I am currently halfway through the first Mary Poppins book, comparing the Bulgarian translation with the original text is a time-consuming exercise, considering I am comparing both versions sentence by sentence. Anyhow, I am happy to report that overall, the Bulgarian version as translated by Svetlana Stefanova is loyal to P.L. Travers’s original text.
The names of the characters remain unchanged, save for the Match Man and the Bird Woman whose names are translated in their Bulgarian equivalent, and for Willoughby, Andrew’s friend in the story Miss Lark’s Andrew. Willoughby, for some mysterious reason, is given a new name which can be translated in English by “wished-for” or “treasured”. It is interesting to note that in the Bulgarian translation the forms of address are translated phonetically. The words Mr. and Mrs. not being translated in their Bulgarian equivalent. Another interesting example where the original name of a character remains unchanged can be found in The Laughing Gas. In this instance the translator communicates the humour around Mr. Wig’s name, by indicating its translated meaning in a footnote. Children certainly appreciate the humour in the situation of a bald man with a name such as Mr. Wig.
Most importantly, in the Bulgarian translation the essence of Mary Poppins remains intact. Her exchanges with the Banks children keep all their harshness and coldness.
As for the idioms and fixed expressions in the original text, most of the time these are successfully translated by expressions having similar meanings.
The most notable changes I have noticed so far, deal with the translation of terminology connected with food. However, and despite the cultural differences, the translator tried to stay as close to the original food as possible. Here are some examples.
- Lime-juice cordial becomes Lemon juice with sugar.
- Crumpets become croissants.
- Raspberry jam cakes become pastries with raspberry jelly.
- Coconut cakes become cakes made out of coconut flour.
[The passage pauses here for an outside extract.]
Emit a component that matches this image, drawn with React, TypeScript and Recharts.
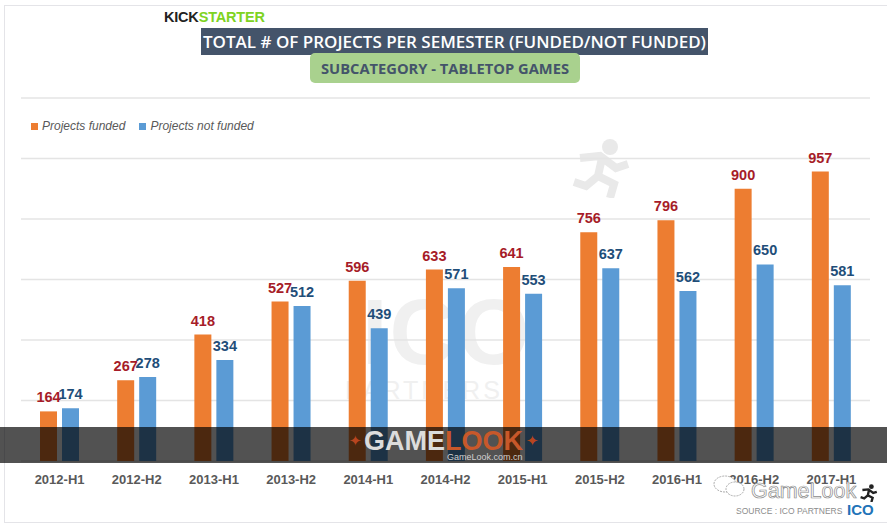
import { Bar, BarChart, CartesianGrid, LabelList, Legend, XAxis, YAxis } from "recharts"

const periods = ["2012-H1", "2012-H2", "2013-H1", "2013-H2", "2014-H1", "2014-H2", "2015-H1", "2015-H2", "2016-H1", "2016-H2", "2017-H1"]
const funded = [164, 267, 418, 527, 596, 633, 641, 756, 796, 900, 957]
const notFunded = [174, 278, 334, 512, 439, 571, 553, 637, 562, 650, 581]
const yTicks = [0, 200, 400, 600, 800, 1000, 1200]

const data = periods.map((period, i) => ({ period, funded: funded[i], notFunded: notFunded[i] }))

const sans = "'Liberation Sans', Arial, sans-serif"
const titleFont = "'Open Sans', 'Noto Sans', sans-serif"

function Runner({ x, y, size, color }: { x: number; y: number; size: number; color: string }) {
  return (
    <svg style={{ position: "absolute", left: x, top: y }} width={size} height={size} viewBox="0 0 60 60">
      <circle cx="38" cy="9" r="8" fill={color} />
      <path d="M8 20 L28 18 L44 30 L56 26 M30 20 L26 38 L42 46 L38 60 M26 38 L14 48 L2 44" fill="none" stroke={color} strokeWidth="8" />
    </svg>
  )
}

export default function App() {
  return (
    <div style={{ position: "absolute", left: 0, top: 0, width: 887, height: 525, background: "#fff", overflow: "hidden" }}>
      <div style={{ position: "absolute", left: 4, top: 5, width: 890, height: 516, border: "1px solid #e4e4e8" }} />

      {/* faint watermark behind the bars */}
      <Runner x={572} y={138} size={60} color="#e9e9e9" />
      <div style={{ position: "absolute", left: 362, top: 290, fontFamily: sans, fontWeight: 700, fontSize: 92, lineHeight: "84px", color: "#f0f0f0", letterSpacing: 2 }}>ICO</div>
      <div style={{ position: "absolute", left: 345, top: 376, fontFamily: sans, fontSize: 25, lineHeight: "28px", color: "#f0f0f0", letterSpacing: 3 }}>PARTNERS</div>

      <div style={{ position: "absolute", left: 0, top: 0 }}>
        <BarChart
          width={887}
          height={525}
          data={data}
          barSize={17}
          barGap={5}
          margin={{ top: 82, right: 17, bottom: 0, left: 21 }}
        >
          <CartesianGrid vertical={false} stroke="#e4e4e4" strokeWidth={1.5} />
          <XAxis
            dataKey="period"
            axisLine={false}
            tickLine={false}
            interval={0}
            height={64}
            tick={{ fill: "#595959", fontFamily: sans, fontSize: 13, fontWeight: 700 }}
            tickMargin={8}
          />
          <YAxis hide domain={[0, 1200]} ticks={yTicks} />
          <Legend
            verticalAlign="top"
            align="left"
            iconType="square"
            iconSize={7}
            wrapperStyle={{ position: "absolute", left: 31, top: 119, width: 280, height: 16, fontFamily: sans, fontSize: 12, fontStyle: "italic", lineHeight: "14px" }}
            formatter={(value) => <span style={{ color: "#595959", marginRight: 4 }}>{value}</span>}
          />
          <Bar dataKey="funded" name="Projects funded" fill="#ed7d31" isAnimationActive={false}>
            <LabelList dataKey="funded" position="top" offset={9} fill="#a61c28" fontFamily={sans} fontSize={14.5} fontWeight={700} />
          </Bar>
          <Bar dataKey="notFunded" name="Projects not funded" fill="#5b9bd5" isAnimationActive={false}>
            <LabelList dataKey="notFunded" position="top" offset={9} fill="#1f4e79" fontFamily={sans} fontSize={14.5} fontWeight={700} />
          </Bar>
        </BarChart>
      </div>

      {/* header */}
      <div style={{ position: "absolute", left: 164, top: 9, fontFamily: sans, fontWeight: 700, fontSize: 14.5, lineHeight: "17px", letterSpacing: -0.2, whiteSpace: "nowrap" }}>
        <span style={{ color: "#222" }}>KICK</span>
        <span style={{ color: "#7ed321" }}>STARTER</span>
      </div>
      <div style={{ position: "absolute", left: 201, top: 28, width: 507, height: 27, background: "#44546a", color: "#fff", fontFamily: titleFont, fontWeight: 600, fontSize: 17, lineHeight: "27px", textAlign: "center", whiteSpace: "nowrap" }}>
        TOTAL # OF PROJECTS PER SEMESTER (FUNDED/NOT FUNDED)
      </div>
      <div style={{ position: "absolute", left: 310, top: 53, width: 270, height: 30, background: "#a9d18e", borderRadius: 5, color: "#44546a", fontFamily: titleFont, fontWeight: 700, fontSize: 14.7, lineHeight: "30px", textAlign: "center", whiteSpace: "nowrap" }}>
        SUBCATEGORY - TABLETOP GAMES
      </div>

      {/* GameLook band over the bars */}
      <div style={{ position: "absolute", left: 0, top: 427, width: 887, height: 36, background: "rgba(0,0,0,0.68)" }} />
      <div style={{ position: "absolute", left: 364, top: 429, fontFamily: sans, fontWeight: 700, fontSize: 27, lineHeight: "24px", whiteSpace: "nowrap" }}>
        <span style={{ color: "#dcdcdc" }}>GAME</span>
        <span style={{ color: "#c8582a" }}>LOOK</span>
      </div>
      <div style={{ position: "absolute", left: 447, top: 453, fontFamily: sans, fontSize: 9, lineHeight: "9px", color: "#d0d0d0", whiteSpace: "nowrap" }}>GameLook.com.cn</div>
      <div style={{ position: "absolute", left: 349, top: 432, color: "#b8451f", fontFamily: sans, fontSize: 15 }}>✦</div>
      <div style={{ position: "absolute", left: 526, top: 432, color: "#b8451f", fontFamily: sans, fontSize: 15 }}>✦</div>

      {/* footer */}
      <svg style={{ position: "absolute", left: 711, top: 474 }} width={36} height={26} viewBox="0 0 36 26">
        <ellipse cx="14" cy="10" rx="11" ry="8" fill="#fff" stroke="#aaa" strokeWidth="1" strokeDasharray="2 1" />
        <ellipse cx="24" cy="15" rx="9" ry="7" fill="#fff" stroke="#aaa" strokeWidth="1" strokeDasharray="2 1" />
      </svg>
      <div style={{ position: "absolute", left: 751, top: 479, fontFamily: sans, fontSize: 21.5, lineHeight: "24px", color: "#fff", WebkitTextStroke: "0.7px #8a8a8a", whiteSpace: "nowrap" }}>GameLook</div>
      <Runner x={860} y={484} size={18} color="#222" />
      <div style={{ position: "absolute", left: 736, top: 505, fontFamily: sans, fontSize: 8.5, lineHeight: "12px", color: "#8c8c8c", whiteSpace: "nowrap" }}>SOURCE : ICO PARTNERS</div>
      <div style={{ position: "absolute", left: 847, top: 501, fontFamily: sans, fontWeight: 700, fontSize: 15, lineHeight: "18px", color: "#1f74b8" }}>ICO</div>
    </div>
  )
}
- Plum cake with pink icing becomes plum tart.
- Whelks are translated for mussels and pins for needles.
The dialogues in the Bulgarian version also contain some modifications, although they are subtle and do not change the meaning of the stories. When P.L. Travers wrote the dialogues she simply finished with “said Mary Poppins”, “said Michael”, “said Jane”. In the Bulgarian version however, the translator chose to describe the tone in which the words are spoken. For example, in the very first story East Wind, when Mary Poppins looks at the children and evaluates if she wants to accept the position of nanny or not, Michael asks her boldly, “Will we do?” prompting his mother to say, “Michael don’t be naughty” after which P.L. Travers wrote, “said his Mother.” In the Bulgarian version it reads “his Mother scolded him.”
The translator occasionally altered some descriptions of characters and places. Again, these changes do not affect the structure of the stories. Here is one example from the story The Laughing Gaz.
“At that moment the door flew open, and a thin watery-looking lady appeared.” “Watery-looking lady” became “a thin lady with watery bleu eyes”. I believe the reason for this modification to be the difficulty in translating “watery-looking lady” in Bulgarian. Using “watery-looking” in a description of a person does not make any sense in Bulgarian. Yet, in my opinion, using the word “pale” would have been a better choice.
In conclusion, the Bulgarian readers have a better chance than their Polish counterparts of getting to know Mary Poppins as she was imagined by P.L. Travers.
*Cultural Adaptation in Translation of English Children’s Literature into Polish: The Case of Mary Poppins, by Paulina Bialy, University of Silesia.